** BEGIN GIVEN INFORMATION **

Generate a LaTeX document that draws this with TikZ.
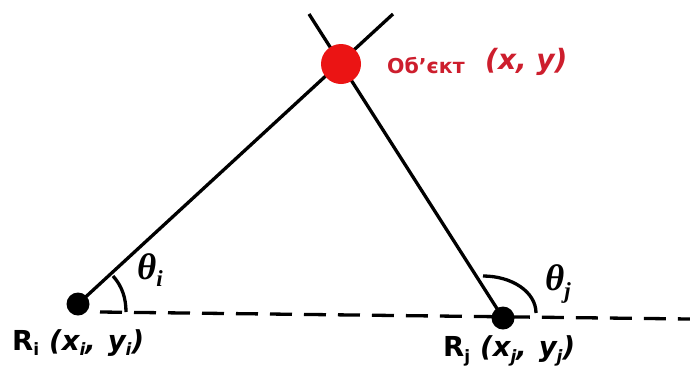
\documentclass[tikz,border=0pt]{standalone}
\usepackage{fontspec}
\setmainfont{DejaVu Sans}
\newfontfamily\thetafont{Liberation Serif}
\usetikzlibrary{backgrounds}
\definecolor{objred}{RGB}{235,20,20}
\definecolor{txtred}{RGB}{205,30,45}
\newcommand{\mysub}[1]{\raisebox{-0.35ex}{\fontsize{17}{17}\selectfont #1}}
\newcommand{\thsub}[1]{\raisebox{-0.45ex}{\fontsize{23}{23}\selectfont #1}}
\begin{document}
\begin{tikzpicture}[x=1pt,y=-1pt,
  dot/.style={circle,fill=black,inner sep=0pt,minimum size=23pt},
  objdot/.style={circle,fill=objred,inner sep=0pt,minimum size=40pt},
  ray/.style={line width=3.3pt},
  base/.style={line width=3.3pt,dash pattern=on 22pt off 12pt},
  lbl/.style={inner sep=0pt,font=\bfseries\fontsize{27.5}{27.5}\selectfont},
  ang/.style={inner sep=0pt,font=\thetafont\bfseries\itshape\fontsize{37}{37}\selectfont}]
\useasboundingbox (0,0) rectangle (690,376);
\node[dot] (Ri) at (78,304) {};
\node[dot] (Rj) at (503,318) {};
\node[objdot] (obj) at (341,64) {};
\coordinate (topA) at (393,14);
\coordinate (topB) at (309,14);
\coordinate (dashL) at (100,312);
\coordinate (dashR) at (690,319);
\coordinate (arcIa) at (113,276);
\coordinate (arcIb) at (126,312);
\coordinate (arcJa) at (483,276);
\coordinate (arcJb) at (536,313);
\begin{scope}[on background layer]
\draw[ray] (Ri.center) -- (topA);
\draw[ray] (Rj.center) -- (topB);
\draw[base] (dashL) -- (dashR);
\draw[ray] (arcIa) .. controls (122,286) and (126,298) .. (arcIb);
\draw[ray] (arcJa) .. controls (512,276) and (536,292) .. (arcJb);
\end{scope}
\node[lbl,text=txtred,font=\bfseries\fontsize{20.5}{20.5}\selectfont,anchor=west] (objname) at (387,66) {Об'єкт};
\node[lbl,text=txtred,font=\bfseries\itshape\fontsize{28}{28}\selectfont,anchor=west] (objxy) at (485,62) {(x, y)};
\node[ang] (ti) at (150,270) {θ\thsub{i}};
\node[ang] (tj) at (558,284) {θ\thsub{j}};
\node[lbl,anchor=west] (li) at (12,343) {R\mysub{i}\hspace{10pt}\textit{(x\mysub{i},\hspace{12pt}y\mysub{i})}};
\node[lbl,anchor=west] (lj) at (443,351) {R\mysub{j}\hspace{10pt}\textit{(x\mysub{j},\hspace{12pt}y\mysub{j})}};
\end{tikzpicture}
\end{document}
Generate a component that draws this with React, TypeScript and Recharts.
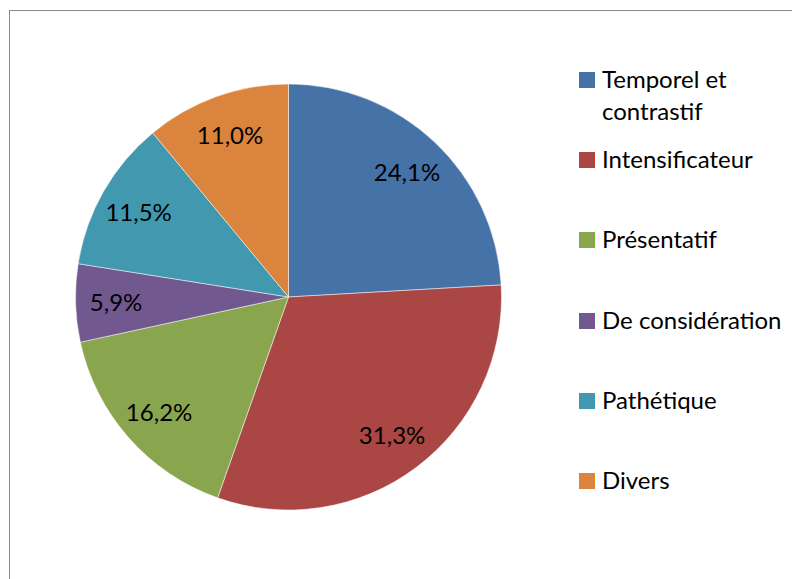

** END GIVEN INFORMATION **

TASK DESCRIPTION
Filter the listing above for the string "Generate" and copy every matching line.

COMPLETE OUTPUT
Generate a LaTeX document that draws this with TikZ.
Generate a component that draws this with React, TypeScript and Recharts.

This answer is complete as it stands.